Extreme somnolence can be caused by an overdose or as a side effect of a variety of medications: antihistamines, antiemetics, antipsychotics, anticonvulsants, barbiturates, benzodiazepines and opioids to name a few. Adding to that sedatives like xylazine, a known contaminant of the illicit drug supply, along with non-toxic etiologies such as seizures and other neurological conditions, and the diagnosis of an AMS episode involving somnolence becomes more complex than what typical immunoassay drug screens can handle. Unintentional clozapine ingestions are rare. Clozapine is a second generation antipsychotic which has been used as an effective treatment alternative to traditional antipsychotics and has been deemed relatively safe in overdose. However, toxic effects in pediatric patients have been recorded and include hypersalivation, tachycardia, hypotension, sedation, delirium, leading to severe effects such as coma, respiratory depression, and even respiratory failure.

MS Method and Results:

A clinically validated comprehensive drug screen test using LC-QTOF-MS was used. The urine specimen was centrifuged to remove particulates, diluted with solvent and injected onto a SCIEX X500R platform. The untargeted data collection was performed using a positive-ion mode TOF-MS survey scan with IDA-triggered collection of high-resolution product ion spectra (20 dependent scans). The data was analyzed against an in-house validated library of 318 drugs and metabolites spanning multiple drug classes. The specimen was found positive for amphetamine, trazodone, citalopram (prescribed medications), naloxone, lorazepam (administered in the field and trauma room), and clozapine, an unexpected finding.

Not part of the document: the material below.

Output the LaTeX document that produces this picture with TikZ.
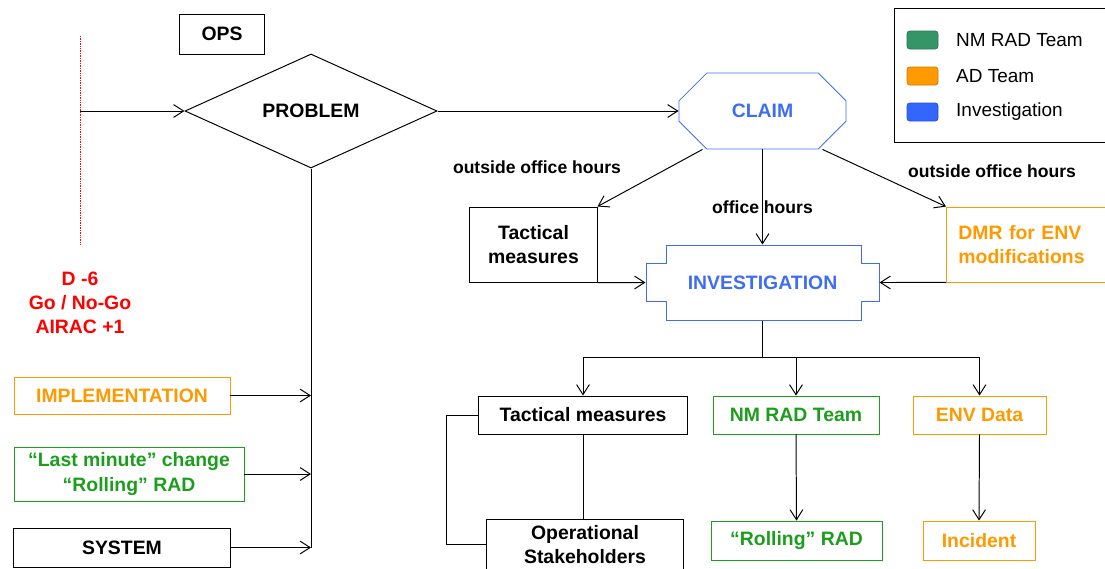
\documentclass[tikz,border=0pt]{standalone}
\usepackage{fontspec}
\setmainfont{Liberation Sans}
\usetikzlibrary{arrows.meta,shapes.geometric,shapes.misc,calc}
\definecolor{adorange}{HTML}{FF9900}
\definecolor{radgreen}{HTML}{1B9E1B}
\definecolor{invblue}{HTML}{3D6DF2}
\definecolor{legreen}{HTML}{369566}
\definecolor{legblue}{HTML}{3366FF}
\begin{document}
\begin{tikzpicture}[x=0.025cm,y=-0.025cm,line width=0.7pt,
box/.style={draw,line width=0.7pt,font=\bfseries\fontsize{13.8}{17.5}\selectfont,inner sep=0pt,align=center},
adbox/.style={box,draw=adorange,text=adorange,line width=0.6pt},
radbox/.style={box,draw=radgreen,text=radgreen,line width=0.6pt},
lbl/.style={font=\bfseries\fontsize{12.5}{14}\selectfont},
arr/.style={-{Straight Barb[length=2.5mm,width=3.2mm]}},
swatch/.style={draw=#1!80!black,fill=#1,rounded corners=2pt,line width=0.5pt,minimum width=0.775cm,minimum height=0.45cm,inner sep=0pt},
legtext/.style={anchor=west,font=\fontsize{13.5}{15}\selectfont}]
\useasboundingbox (0,0) rectangle (1105,568);

\node[box,minimum width=2.1cm,minimum height=1cm] (ops) at (222,34) {OPS};
\node[box,diamond,aspect=2.2,minimum width=6.3cm,minimum height=2.85cm] (prob) at (311,111) {PROBLEM};
\node[box,chamfered rectangle,chamfered rectangle xsep=0.575cm,chamfered rectangle ysep=0.525cm,
  draw=invblue,text=invblue,line width=0.6pt,minimum width=4.175cm,minimum height=1.9cm] (claim) at (762.5,111) {CLAIM};
\node[font=\bfseries\fontsize{13.8}{17.5}\selectfont,text=invblue,minimum width=5.825cm,minimum height=1.875cm] (inv) at (762.5,282.5) {INVESTIGATION};
\draw[invblue,line width=0.6pt] (666,245) -- (861,245) |- (879,263) |- (861,301) |- (666,320) |- (646,301) |- (666,263) -- cycle;
\node[box,minimum width=3.175cm,minimum height=1.875cm] (tac1) at (533.5,244.5) {Tactical\\measures};
\node[adbox,anchor=west,text width=3.5cm,inner xsep=0.3cm,minimum height=1.875cm,align=left] (dmr) at (946,244.5) {DMR for ENV\\modifications};
\node[lbl] (out1) at (537,167) {outside office hours};
\node[lbl] (out2) at (992,171) {outside office hours};

\node[draw,line width=0.8pt,anchor=north west,minimum width=5.5cm,minimum height=3.35cm] (leg) at (894,8) {};
\node[swatch=legreen] (s1) at (922.5,40) {};
\node[legtext] (t1) at (951,40) {NM RAD Team};
\node[swatch=adorange] (s2) at (922.5,76) {};
\node[legtext] (t2) at (951,76) {AD Team};
\node[swatch=legblue] (s3) at (922.5,112) {};
\node[legtext] (t3) at (951,112) {Investigation};

\node[box,minimum width=5.2cm,minimum height=0.95cm] (tac2) at (583,415) {Tactical measures};
\node[radbox,minimum width=4.15cm,minimum height=0.95cm] (nmrad) at (796,415) {NM RAD Team};
\node[adbox,minimum width=3.325cm,minimum height=0.95cm] (env) at (979.5,415) {ENV Data};
\node[box,minimum width=4.9cm,minimum height=1.25cm] (opst) at (585,544.5) {Operational\\Stakeholders};
\node[radbox,minimum width=4.275cm,minimum height=0.975cm] (roll) at (796.5,540.5) {“Rolling” RAD};
\node[adbox,minimum width=2.8cm,minimum height=0.975cm] (inc) at (979,540.5) {Incident};

\node[font=\bfseries\fontsize{13.8}{17}\selectfont,text=red,align=center] (go) at (80,303) {D -6\\Go / No-Go\\AIRAC +1};
\node[adbox,minimum width=5.4cm,minimum height=0.925cm] (impl) at (122,395.5) {IMPLEMENTATION};
\node[radbox,minimum width=5.75cm,minimum height=1.35cm] (last) at (129,474) {“Last minute” change\\“Rolling” RAD};
\node[box,minimum width=5.4cm,minimum height=0.975cm] (sys) at (122,547.5) {SYSTEM};

\coordinate (dtop) at (80,36);
\coordinate (dbot) at (80,245);
\draw[red,dash pattern=on 0.5pt off 0.7pt,line width=0.6pt] (dtop) -- (dbot);
\draw[arr] (prob.west -| dtop) -- (prob.west);
\draw[arr] (prob.east) -- (claim.west);
\draw (prob.south) -- (prob.south |- sys.east);
\foreach \n in {impl,last,sys}
  \draw[arr] (\n.east) -- (\n.east -| prob.south);

\draw[arr] ([xshift=-1.5cm]claim.south) -- (tac1.north east);
\draw[arr] (claim.south) -- node[lbl,pos=0.61] (oh) {office hours} (inv.north);
\draw[arr] ([xshift=1.5cm]claim.south) -- (dmr.north west);
\draw[arr] (tac1.south east) -- (inv.west);
\draw[arr] (dmr.south west) -- (inv.east);

\coordinate (split) at (762.5,357);
\draw (inv.south) -- (split);
\foreach \n in {tac2,nmrad,env}
  \draw[arr] (split) -| (\n.north);
\draw (tac2.south) -- (tac2.south |- opst.north);
\draw (tac2.west) -- ++(-32,0) |- (opst.west);
\draw[arr] (nmrad.south) -- (roll.north);
\draw[arr] (env.south) -- (inc.north);
\end{tikzpicture}
\end{document}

Discussion and Conclusion:

The patient's presentation was consistent with previously reported clozapine toxicity symptoms. However, the clozapine toxidrome includes many symptoms that are not all present concomitantly in exposed individuals. AMS in the form of extreme sedation can be attributed to other toxic agents as well as neurologic etiologies. This patient had alternative workups for this presentation in two other AMS episodes. Immunoassay drug screens were positive for amphetamine, known prescribed medication. Clozapine was not on the home medications list. Physicians and parents were notified of the comprehensive drug test result. The patient's older brother had been prescribed clozapine some months back, with discontinuation due to severe somnolence as a side effect. Patient denied taking clozapine intentionally. His symptoms improved with supportive care and the patient was discharged. Upon further investigation, the parents realized they mixed up medications and had given the patient the doses intended for his brother. Post correction, the patient's symptoms resolved permanently. Comprehensive drug testing by LC-QTOF-MS was the key to resolving this case. Had this test been employed in earlier episodes, rehospitalization of patient could have been prevented.